Print the lines that start the entries and continue through the one holding "from matplotlib.ticker import", please, exactly and with the pictures omitted.

Start INFORMATION SUPPLIED

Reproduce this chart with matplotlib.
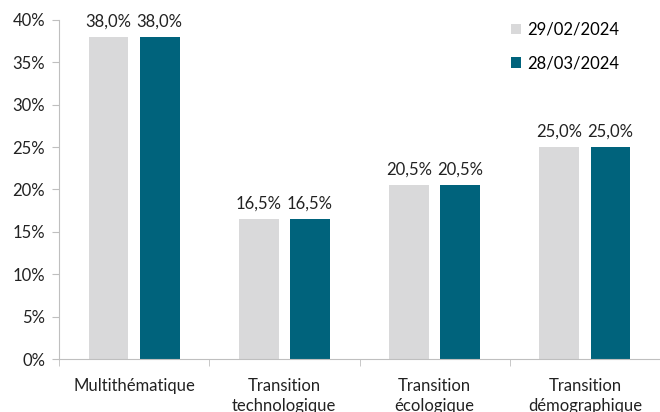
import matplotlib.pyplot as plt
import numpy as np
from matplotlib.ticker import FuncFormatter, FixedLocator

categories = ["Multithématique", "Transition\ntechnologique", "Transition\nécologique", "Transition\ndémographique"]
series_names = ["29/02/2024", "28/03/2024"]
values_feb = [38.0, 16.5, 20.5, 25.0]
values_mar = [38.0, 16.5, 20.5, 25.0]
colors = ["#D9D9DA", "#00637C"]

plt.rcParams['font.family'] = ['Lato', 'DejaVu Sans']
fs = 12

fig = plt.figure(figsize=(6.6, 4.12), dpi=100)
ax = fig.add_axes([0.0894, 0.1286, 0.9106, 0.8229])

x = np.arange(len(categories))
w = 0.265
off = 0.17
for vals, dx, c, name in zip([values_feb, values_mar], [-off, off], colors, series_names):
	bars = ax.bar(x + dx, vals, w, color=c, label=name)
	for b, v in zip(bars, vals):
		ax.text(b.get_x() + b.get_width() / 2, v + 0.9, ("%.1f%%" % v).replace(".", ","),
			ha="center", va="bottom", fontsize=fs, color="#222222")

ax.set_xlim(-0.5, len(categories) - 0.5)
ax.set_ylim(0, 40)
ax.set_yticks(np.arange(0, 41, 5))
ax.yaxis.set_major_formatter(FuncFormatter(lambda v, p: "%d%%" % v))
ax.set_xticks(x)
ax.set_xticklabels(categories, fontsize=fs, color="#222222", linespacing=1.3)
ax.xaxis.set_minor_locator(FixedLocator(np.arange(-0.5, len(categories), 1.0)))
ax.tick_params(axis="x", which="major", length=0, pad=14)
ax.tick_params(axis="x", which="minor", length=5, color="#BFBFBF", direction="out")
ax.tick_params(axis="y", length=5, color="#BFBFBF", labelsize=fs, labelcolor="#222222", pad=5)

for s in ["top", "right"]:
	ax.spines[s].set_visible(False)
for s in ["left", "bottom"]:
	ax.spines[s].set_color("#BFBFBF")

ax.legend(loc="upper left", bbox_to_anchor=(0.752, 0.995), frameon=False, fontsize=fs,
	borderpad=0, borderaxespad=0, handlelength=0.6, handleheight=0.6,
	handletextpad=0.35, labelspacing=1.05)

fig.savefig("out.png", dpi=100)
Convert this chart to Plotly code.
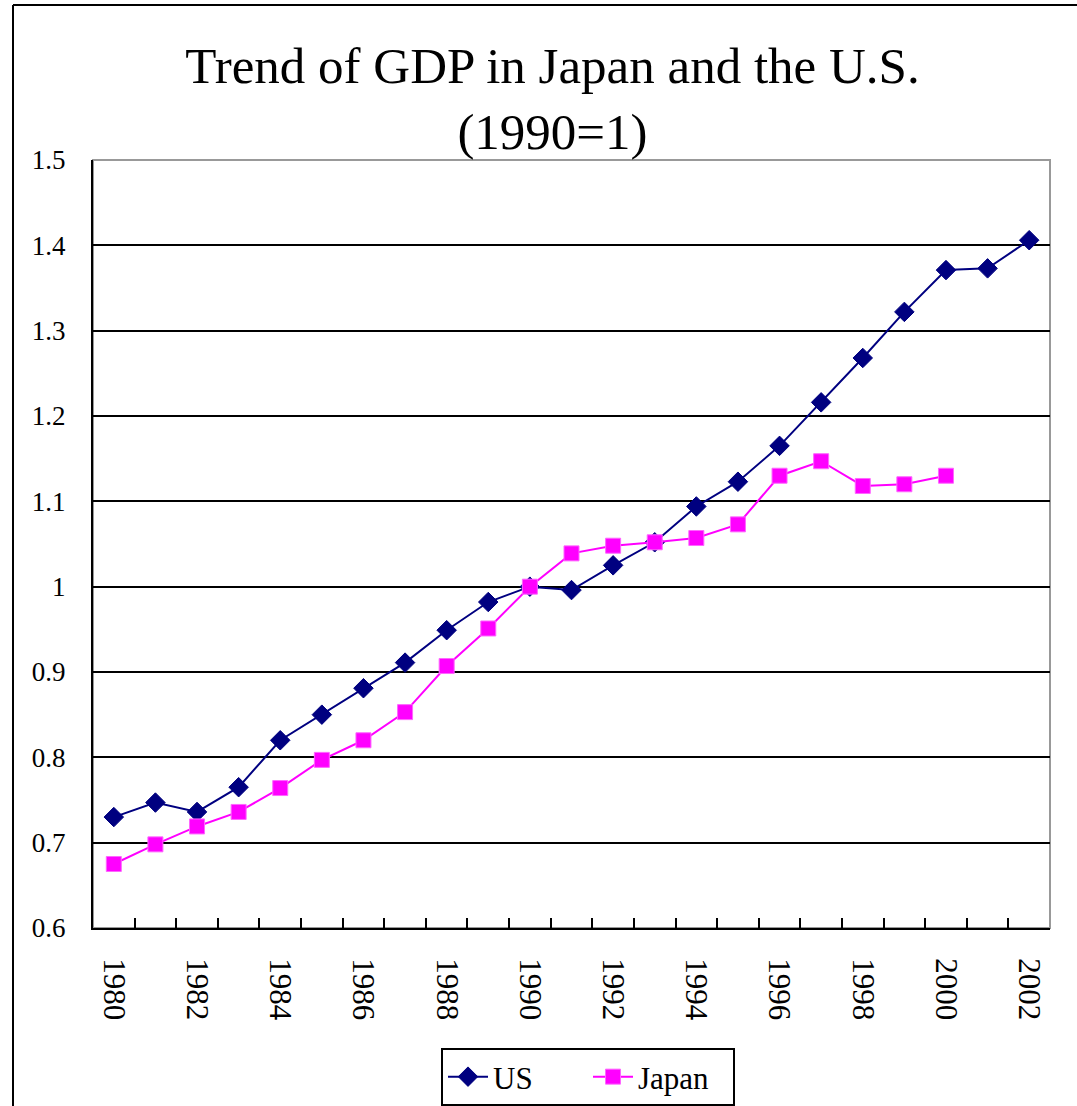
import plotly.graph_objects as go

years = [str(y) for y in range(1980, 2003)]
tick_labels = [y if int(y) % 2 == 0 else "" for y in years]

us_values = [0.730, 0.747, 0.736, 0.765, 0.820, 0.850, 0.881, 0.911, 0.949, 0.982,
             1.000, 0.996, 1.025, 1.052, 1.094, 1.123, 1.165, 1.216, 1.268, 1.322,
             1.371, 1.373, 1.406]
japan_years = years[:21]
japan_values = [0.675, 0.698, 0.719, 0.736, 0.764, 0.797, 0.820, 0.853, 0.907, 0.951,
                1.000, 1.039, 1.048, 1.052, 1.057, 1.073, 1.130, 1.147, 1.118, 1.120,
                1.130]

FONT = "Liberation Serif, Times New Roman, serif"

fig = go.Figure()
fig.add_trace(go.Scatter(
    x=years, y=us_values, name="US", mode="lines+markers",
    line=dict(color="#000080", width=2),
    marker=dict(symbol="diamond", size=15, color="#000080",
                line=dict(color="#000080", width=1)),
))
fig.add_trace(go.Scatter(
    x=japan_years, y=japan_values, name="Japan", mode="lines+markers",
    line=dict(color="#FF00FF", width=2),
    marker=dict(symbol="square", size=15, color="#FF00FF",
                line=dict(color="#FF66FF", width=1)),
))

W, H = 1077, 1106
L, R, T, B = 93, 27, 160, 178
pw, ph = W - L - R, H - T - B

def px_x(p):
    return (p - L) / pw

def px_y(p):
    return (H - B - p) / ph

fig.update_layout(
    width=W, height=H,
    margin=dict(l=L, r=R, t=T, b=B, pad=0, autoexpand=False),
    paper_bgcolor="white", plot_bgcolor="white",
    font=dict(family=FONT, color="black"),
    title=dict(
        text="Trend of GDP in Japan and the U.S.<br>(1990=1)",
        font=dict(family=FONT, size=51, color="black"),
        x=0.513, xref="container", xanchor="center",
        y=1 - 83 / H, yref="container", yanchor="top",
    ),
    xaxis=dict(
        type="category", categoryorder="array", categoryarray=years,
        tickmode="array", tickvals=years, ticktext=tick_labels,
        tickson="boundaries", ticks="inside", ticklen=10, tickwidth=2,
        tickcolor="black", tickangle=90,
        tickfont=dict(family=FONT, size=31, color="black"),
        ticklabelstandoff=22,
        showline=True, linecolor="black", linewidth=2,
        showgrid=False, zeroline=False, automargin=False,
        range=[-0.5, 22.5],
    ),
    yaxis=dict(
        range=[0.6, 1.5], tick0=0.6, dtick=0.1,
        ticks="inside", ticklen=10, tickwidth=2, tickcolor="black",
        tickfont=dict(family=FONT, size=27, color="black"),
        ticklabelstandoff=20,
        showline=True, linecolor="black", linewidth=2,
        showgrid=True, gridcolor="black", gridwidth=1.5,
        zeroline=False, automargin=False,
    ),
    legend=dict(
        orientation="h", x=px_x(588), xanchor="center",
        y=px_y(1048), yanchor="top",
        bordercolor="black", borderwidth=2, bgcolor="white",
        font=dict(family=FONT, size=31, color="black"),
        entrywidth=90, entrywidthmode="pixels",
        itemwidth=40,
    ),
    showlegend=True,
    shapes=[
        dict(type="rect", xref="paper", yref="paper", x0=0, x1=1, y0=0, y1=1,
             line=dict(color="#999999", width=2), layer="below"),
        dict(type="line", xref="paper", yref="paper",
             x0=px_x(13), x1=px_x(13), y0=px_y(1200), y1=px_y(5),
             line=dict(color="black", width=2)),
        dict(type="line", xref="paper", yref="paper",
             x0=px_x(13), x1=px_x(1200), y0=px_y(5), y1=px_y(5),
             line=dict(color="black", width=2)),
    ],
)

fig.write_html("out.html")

End INFORMATION SUPPLIED

#### SOLUTION TO THIS EXERCISE:
Reproduce this chart with matplotlib.
import matplotlib.pyplot as plt
import numpy as np
from matplotlib.ticker import FuncFormatter, FixedLocator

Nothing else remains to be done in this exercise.